▶ Stored data
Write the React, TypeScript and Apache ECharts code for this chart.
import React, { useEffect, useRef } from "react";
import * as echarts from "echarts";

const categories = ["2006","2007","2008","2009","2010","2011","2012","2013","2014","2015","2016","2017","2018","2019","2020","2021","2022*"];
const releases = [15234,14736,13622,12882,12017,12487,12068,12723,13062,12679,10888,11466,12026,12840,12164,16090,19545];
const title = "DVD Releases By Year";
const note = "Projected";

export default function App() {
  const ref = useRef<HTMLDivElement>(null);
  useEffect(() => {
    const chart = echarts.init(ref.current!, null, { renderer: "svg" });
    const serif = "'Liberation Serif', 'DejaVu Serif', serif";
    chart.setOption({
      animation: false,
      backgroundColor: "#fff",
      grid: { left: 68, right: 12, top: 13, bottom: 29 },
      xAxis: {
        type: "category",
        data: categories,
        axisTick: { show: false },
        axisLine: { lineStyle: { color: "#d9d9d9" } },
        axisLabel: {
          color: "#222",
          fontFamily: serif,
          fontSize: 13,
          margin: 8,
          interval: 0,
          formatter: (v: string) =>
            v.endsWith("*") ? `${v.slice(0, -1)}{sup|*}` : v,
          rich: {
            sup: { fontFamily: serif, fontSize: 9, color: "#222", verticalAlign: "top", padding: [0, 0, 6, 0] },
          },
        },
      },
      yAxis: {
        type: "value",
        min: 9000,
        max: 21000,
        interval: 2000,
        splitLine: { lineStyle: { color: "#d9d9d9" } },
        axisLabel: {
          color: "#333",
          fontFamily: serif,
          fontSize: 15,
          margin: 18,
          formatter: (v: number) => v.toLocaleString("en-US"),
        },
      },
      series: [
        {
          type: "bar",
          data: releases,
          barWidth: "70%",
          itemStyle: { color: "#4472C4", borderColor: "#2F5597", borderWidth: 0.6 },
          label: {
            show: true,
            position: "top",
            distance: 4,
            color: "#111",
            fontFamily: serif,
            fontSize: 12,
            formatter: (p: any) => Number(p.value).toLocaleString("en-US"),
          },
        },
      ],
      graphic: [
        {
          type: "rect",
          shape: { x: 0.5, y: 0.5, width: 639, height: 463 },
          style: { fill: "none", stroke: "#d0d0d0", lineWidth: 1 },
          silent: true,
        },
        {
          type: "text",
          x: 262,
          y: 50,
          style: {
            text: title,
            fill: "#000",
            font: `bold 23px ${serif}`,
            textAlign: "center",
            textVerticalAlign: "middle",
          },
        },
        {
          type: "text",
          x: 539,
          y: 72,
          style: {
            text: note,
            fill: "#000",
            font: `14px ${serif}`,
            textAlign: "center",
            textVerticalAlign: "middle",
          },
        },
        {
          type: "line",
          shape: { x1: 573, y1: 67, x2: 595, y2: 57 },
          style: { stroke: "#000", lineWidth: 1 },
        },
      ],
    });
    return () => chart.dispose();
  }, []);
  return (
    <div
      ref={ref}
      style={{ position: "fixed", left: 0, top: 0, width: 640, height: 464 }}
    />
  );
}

▶ What to do
Restate the data above word for word, please.

▶ Output for this exercise
Write the React, TypeScript and Apache ECharts code for this chart.
import React, { useEffect, useRef } from "react";
import * as echarts from "echarts";

const categories = ["2006","2007","2008","2009","2010","2011","2012","2013","2014","2015","2016","2017","2018","2019","2020","2021","2022*"];
const releases = [15234,14736,13622,12882,12017,12487,12068,12723,13062,12679,10888,11466,12026,12840,12164,16090,19545];
const title = "DVD Releases By Year";
const note = "Projected";

export default function App() {
  const ref = useRef<HTMLDivElement>(null);
  useEffect(() => {
    const chart = echarts.init(ref.current!, null, { renderer: "svg" });
    const serif = "'Liberation Serif', 'DejaVu Serif', serif";
    chart.setOption({
      animation: false,
      backgroundColor: "#fff",
      grid: { left: 68, right: 12, top: 13, bottom: 29 },
      xAxis: {
        type: "category",
        data: categories,
        axisTick: { show: false },
        axisLine: { lineStyle: { color: "#d9d9d9" } },
        axisLabel: {
          color: "#222",
          fontFamily: serif,
          fontSize: 13,
          margin: 8,
          interval: 0,
          formatter: (v: string) =>
            v.endsWith("*") ? `${v.slice(0, -1)}{sup|*}` : v,
          rich: {
            sup: { fontFamily: serif, fontSize: 9, color: "#222", verticalAlign: "top", padding: [0, 0, 6, 0] },
          },
        },
      },
      yAxis: {
        type: "value",
        min: 9000,
        max: 21000,
        interval: 2000,
        splitLine: { lineStyle: { color: "#d9d9d9" } },
        axisLabel: {
          color: "#333",
          fontFamily: serif,
          fontSize: 15,
          margin: 18,
          formatter: (v: number) => v.toLocaleString("en-US"),
        },
      },
      series: [
        {
          type: "bar",
          data: releases,
          barWidth: "70%",
          itemStyle: { color: "#4472C4", borderColor: "#2F5597", borderWidth: 0.6 },
          label: {
            show: true,
            position: "top",
            distance: 4,
            color: "#111",
            fontFamily: serif,
            fontSize: 12,
            formatter: (p: any) => Number(p.value).toLocaleString("en-US"),
          },
        },
      ],
      graphic: [
        {
          type: "rect",
          shape: { x: 0.5, y: 0.5, width: 639, height: 463 },
          style: { fill: "none", stroke: "#d0d0d0", lineWidth: 1 },
          silent: true,
        },
        {
          type: "text",
          x: 262,
          y: 50,
          style: {
            text: title,
            fill: "#000",
            font: `bold 23px ${serif}`,
            textAlign: "center",
            textVerticalAlign: "middle",
          },
        },
        {
          type: "text",
          x: 539,
          y: 72,
          style: {
            text: note,
            fill: "#000",
            font: `14px ${serif}`,
            textAlign: "center",
            textVerticalAlign: "middle",
          },
        },
        {
          type: "line",
          shape: { x1: 573, y1: 67, x2: 595, y2: 57 },
          style: { stroke: "#000", lineWidth: 1 },
        },
      ],
    });
    return () => chart.dispose();
  }, []);
  return (
    <div
      ref={ref}
      style={{ position: "fixed", left: 0, top: 0, width: 640, height: 464 }}
    />
  );
}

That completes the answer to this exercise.